Lenten meditation: Old habits

Photo by Yosmer Pirela
Photo by Yosmer Pirela

We all know what’s supposed to be good for us, for our physical health and well-being.  Eat right.  Exercise.  Get enough sleep.  For many of us,  however, the question is whether these goals are as compelling to us as the bad habits we’ve put in their place.

Last year, I purchased a Fitbit tracker to monitor my activity level.  I was horrified when the little gadget showed me in no uncertain terms just how sedentary I had become.  Rather than launch into some kind of radical fitness program that I wouldn’t sustain, I began to make small but definite changes in my habits.  Now, instead of circling around and around trying to find the parking space closest to a store, I park at the opposite end of the lot and walk.  At work, instead of taking the elevator, I take the stairs.

But old habits can be hard to break.  Sometimes, I still find myself standing with my back to the stairs, unthinkingly pushing the button to call the elevator.  Then it dawns on me: What am I doing?   I shake my head, turn around, and trudge up the stairs to my office.

In recent years, during Lent, my wife and I have made the commitment to stop eating processed sweets or foods made with white flour.  We know the risks associated with such foods, and Lent seems as good a reason as any to embrace the discipline needed to cut them out of our diet.

But they’re ubiquitous.  For example, as I write this, I am sitting in the customer lounge of our local Toyota dealership, having my car serviced.  Refreshments are provided free of charge: coffee and donuts, the very epitome of what we avoid at Lent.  And things are no different at church or in the office.  When food is set out for people to share, it’s almost all made with white flour, sugar, or both.  And how many times have I found myself robotically reaching out to take some sticky snack before jerking back my hand?

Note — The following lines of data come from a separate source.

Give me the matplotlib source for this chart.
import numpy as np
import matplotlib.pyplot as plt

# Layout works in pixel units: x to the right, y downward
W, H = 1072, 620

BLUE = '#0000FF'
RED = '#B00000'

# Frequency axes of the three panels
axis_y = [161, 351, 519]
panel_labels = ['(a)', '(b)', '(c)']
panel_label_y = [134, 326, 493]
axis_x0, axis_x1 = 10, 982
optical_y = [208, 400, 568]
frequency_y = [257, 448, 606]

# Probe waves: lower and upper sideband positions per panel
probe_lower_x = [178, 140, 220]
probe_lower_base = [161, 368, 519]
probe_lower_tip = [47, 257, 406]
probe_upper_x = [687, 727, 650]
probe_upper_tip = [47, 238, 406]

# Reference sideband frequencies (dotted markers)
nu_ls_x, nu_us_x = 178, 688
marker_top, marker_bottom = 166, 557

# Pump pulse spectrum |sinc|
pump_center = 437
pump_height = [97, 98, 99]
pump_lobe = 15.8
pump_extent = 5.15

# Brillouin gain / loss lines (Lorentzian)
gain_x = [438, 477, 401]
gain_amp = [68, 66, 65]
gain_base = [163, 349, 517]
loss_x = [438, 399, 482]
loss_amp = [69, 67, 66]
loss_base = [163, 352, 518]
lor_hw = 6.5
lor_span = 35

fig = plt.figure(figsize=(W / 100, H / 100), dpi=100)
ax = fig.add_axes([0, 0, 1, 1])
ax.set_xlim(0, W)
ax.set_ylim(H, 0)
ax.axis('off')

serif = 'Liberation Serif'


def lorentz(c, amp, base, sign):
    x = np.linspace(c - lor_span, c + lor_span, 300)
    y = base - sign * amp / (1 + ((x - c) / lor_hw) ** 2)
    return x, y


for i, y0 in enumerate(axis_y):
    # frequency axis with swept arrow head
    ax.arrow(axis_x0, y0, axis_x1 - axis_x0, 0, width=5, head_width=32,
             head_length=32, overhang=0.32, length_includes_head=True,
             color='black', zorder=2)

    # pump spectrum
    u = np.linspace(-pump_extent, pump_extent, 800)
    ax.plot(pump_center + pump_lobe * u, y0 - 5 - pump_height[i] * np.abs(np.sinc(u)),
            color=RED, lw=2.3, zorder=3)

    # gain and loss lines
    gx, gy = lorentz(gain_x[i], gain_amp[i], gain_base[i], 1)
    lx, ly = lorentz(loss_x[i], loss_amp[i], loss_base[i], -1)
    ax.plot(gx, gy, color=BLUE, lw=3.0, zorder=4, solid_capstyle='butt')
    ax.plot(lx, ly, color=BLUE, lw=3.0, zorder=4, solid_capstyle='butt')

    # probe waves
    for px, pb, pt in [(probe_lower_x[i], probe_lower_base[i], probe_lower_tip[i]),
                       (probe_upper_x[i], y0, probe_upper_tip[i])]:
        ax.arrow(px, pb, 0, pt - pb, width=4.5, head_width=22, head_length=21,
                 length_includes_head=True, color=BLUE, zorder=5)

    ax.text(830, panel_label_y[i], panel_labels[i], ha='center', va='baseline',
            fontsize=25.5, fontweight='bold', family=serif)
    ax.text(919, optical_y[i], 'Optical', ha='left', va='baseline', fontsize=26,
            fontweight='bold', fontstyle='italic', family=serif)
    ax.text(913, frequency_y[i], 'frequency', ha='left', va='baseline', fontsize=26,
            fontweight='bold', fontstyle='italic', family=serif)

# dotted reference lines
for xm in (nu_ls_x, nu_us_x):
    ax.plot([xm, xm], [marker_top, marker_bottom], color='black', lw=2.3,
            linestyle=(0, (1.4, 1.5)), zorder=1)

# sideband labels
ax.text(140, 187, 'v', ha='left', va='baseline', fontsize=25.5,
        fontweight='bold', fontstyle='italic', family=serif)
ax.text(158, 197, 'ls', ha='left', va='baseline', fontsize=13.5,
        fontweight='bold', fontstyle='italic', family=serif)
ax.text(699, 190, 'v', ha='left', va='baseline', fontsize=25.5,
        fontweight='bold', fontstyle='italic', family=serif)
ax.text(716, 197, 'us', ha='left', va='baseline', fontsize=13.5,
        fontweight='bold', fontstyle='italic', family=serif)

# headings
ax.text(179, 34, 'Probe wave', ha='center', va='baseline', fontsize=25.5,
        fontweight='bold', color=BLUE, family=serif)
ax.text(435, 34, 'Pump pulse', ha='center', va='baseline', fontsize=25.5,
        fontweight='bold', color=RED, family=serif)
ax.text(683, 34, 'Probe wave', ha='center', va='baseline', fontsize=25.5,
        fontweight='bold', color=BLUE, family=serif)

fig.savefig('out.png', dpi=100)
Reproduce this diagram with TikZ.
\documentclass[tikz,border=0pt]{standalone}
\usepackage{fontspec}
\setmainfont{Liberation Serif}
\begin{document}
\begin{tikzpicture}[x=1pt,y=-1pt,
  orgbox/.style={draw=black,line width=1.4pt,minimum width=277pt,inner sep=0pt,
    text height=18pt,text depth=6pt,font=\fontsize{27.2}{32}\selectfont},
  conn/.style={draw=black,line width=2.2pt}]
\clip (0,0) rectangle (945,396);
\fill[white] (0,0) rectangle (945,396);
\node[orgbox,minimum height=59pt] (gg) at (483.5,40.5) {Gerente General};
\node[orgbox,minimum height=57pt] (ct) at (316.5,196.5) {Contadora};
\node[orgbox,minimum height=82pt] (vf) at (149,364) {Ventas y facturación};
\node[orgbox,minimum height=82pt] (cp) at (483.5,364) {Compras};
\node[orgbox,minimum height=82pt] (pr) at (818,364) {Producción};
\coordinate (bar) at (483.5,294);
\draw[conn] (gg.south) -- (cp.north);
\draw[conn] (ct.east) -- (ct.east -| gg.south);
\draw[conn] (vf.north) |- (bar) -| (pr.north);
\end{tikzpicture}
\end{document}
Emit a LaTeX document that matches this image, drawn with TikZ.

Oh, but then comes Sabbath, when all bets are off.  The day of rest means we don’t have to fast, right?  We don’t have to stick to our commitment.

I understand foregoing the fast on resurrection day.  But in a case like this, a different and curious logic can be at work: Six days shall you eat right and exercise, but on the seventh day, go right ahead and pig out to your heart’s content.

I’m not advocating, of course, that we replace freedom with legalism.  Nor am I condemning chocolate as the work of the devil — especially not with all the friends I have who consider it the food of the angels.

But let me speak for myself: it’s only when I fast that I begin to recognize and take stock of my taken-for-granted habits of self-indulgence.  And restraint is not an end in itself; discipline is not just a matter of telling myself what I can’t have.  The other half is cooperating with God to rework desire itself.

Without that, Sabbath becomes little more than time off for good behavior.  And that’s poor preparation for the celebration of resurrection life at Easter.